No I haven't reached that part yet, but I am almost there. I was already hoping that after the 'definition part', the books exposes the brilliance for which you gave it that ten horseshoes. Thanks also for saying this to me, because I was kinda giving up on this book to get interesting, and was reading it less frequently. I will post a review when I finish it.
Jan de Boer
posted 8 years ago
Author/s : Peter Eeles, Peter Cripps
Publisher : Addison-Wesley Professional
Category : Project Management, Process and Best Practices
Review by : Jan de Boer
Rating : 6 horseshoes
Ah sorry but I really do not like this book. Now first I must say, I can have very different opinions then the crowd. Sometimes I dislike movies for example that other love. I can remember a movie called oceans' number 12, I think. Lots of famous stars in it, but I just hated it. I can remember certain music records as a teenagers my friends loved, I hated them. I am kinda strange and independent.
But what I don't like about the book is, what I already stated in the previous post, it tries to over define all kinds of things. I don't like that because the process of architecture, software development, uses very inconsistent vocabulary. But if this is the case, why not just agree on the fact that these words are used in a different way in different environments? Why on every term quote all kinds of books? Just agree to disagree, and try to explain certain pitfalls and good practises by some examples instead? Also the definitions are useless I think when in all software developing environments they are used differently. You should know what it means in your environment, and this is not the same as tried in any book anyway.
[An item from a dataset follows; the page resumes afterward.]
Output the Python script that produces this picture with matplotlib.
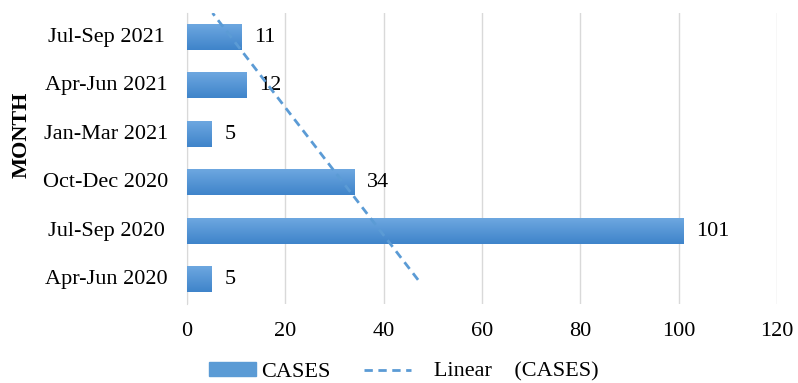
import numpy as np
import matplotlib.pyplot as plt
import matplotlib.transforms as mtransforms
from matplotlib.patches import Patch
from matplotlib.lines import Line2D
from matplotlib.colors import LinearSegmentedColormap

plt.rcParams['font.family'] = ['Liberation Serif', 'DejaVu Serif']

months = ['Apr-Jun 2020', 'Jul-Sep 2020', 'Oct-Dec 2020',
          'Jan-Mar 2021', 'Apr-Jun 2021', 'Jul-Sep 2021']
cases = [5, 101, 34, 5, 12, 11]

fs = 16
fig = plt.figure(figsize=(7.98, 3.83), dpi=100)
ax = fig.add_axes([0.2343, 0.206, 0.7394, 0.760])

pos = np.arange(len(months))
bar_h = 0.52
bars = ax.barh(pos, cases, height=bar_h, color='#5b9bd5', zorder=2)

# vertical gradient inside each bar
grad = LinearSegmentedColormap.from_list('g', ['#3f84ca', '#6da7e0'])
for b in bars:
    x0, y0 = b.get_x(), b.get_y()
    w, h = b.get_width(), b.get_height()
    ax.imshow(np.linspace(0, 1, 50).reshape(-1, 1), cmap=grad, aspect='auto',
              extent=[x0, x0 + w, y0, y0 + h], origin='lower', zorder=3)
    b.set_alpha(0)

for p, v in zip(pos, cases):
    ax.text(v + 2.6, p, str(v), va='center', ha='left', fontsize=fs, zorder=4)

# linear trendline over the category index
xi = pos + 1
k, c = np.polyfit(xi, cases, 1)
tx = np.array([1, 6.5])
ax.plot(k * tx + c, tx - 1, ls=(0, (3, 2)), color='#5b9bd5', lw=2, zorder=4)

ax.set_xlim(0, 120)
ax.set_ylim(-0.5, 5.5)
ax.set_xticks(range(0, 121, 20))
ax.set_yticks(pos)
ax.set_yticklabels([])
ax.tick_params(length=0, labelsize=fs)
ax.tick_params(axis='x', pad=13)

# category labels centred in the left margin
trans = mtransforms.blended_transform_factory(fig.transFigure, ax.transData)
for p, m in zip(pos, months):
    ax.text(106 / 798, p, m, transform=trans, ha='center', va='center', fontsize=fs)

ax.grid(axis='x', color='#d9d9d9', lw=1, zorder=0)
for s in ['top', 'right', 'bottom']:
    ax.spines[s].set_visible(False)
ax.spines['left'].set_color('#d9d9d9')
fig.text(22 / 798, 1 - 135 / 383, 'MONTH', rotation=90, ha='center', va='center',
         fontsize=fs, fontweight='bold')

handles = [Patch(color='#5b9bd5', label='CASES'),
           Line2D([0], [0], color='#5b9bd5', ls=(0, (3, 2)), lw=2,
                  label='   Linear    (CASES)')]
fig.legend(handles=handles, loc='center', bbox_to_anchor=(0.506, 1 - 372 / 383), ncol=2,
           frameon=False, fontsize=fs, handlelength=2.1, handleheight=0.6,
           handletextpad=0.25, columnspacing=1.5, borderpad=0)

fig.savefig('out.png', dpi=100)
Then it gives a certain empty cabinet, procedures you could follow. But if I work in a company, this is mostly already decided for me, in a method the company has chosen. And the exact organization of the shells is not that important. It is important you put something logical inside it. And then it kicks in some open doors like: this procedure could be simpler if your project is small, and more thorough if the project is complicated. Now really? And also it comes with remarks like: the order of the process in not exactly defined. Yes I know that too. It never is.
So it really did not tell me much new stuff. And what it did told me, was packed in what I think a over academic style that in the end really irritated me. In fact, I stopped reading the book at page 260 of about 300. I learned a few new terms from it. There is a check list as appendix I think is useful to check if you have thought of everything. But I would rather read a book that tells me what I can put 'on the shells of the cabinet'. The books states that this is not such a book and that there are other books who explain design and architecture paradigms. I think I will read those books then.
I will still give it a six, since it's not badly written or something. In the fact that there are a lot of errors in it. But I find the aim of the book useless, and the style over academic. Again and again some quote from some study like the writers want to prove they read all those....
"Architect" is a noun, it is not a verb. "Architecting" is not an English word and is typically used by those that don't really understand the process of designing software architectures. It is a poor title.
Jan de Boer
posted 8 years ago
By the way, I cannot post a review on Amazon, Jeanne, since I never bought something there. This frustrates me, because I REALLY dislike the book!
No need to apologize. Different people have different opinions. That's why the content of a review is better than the number. I tried copy/pasting your review into the end of mine at Amazon. (with your name and a link to here) Not sure if they will let that in, but we will find out in a day or two.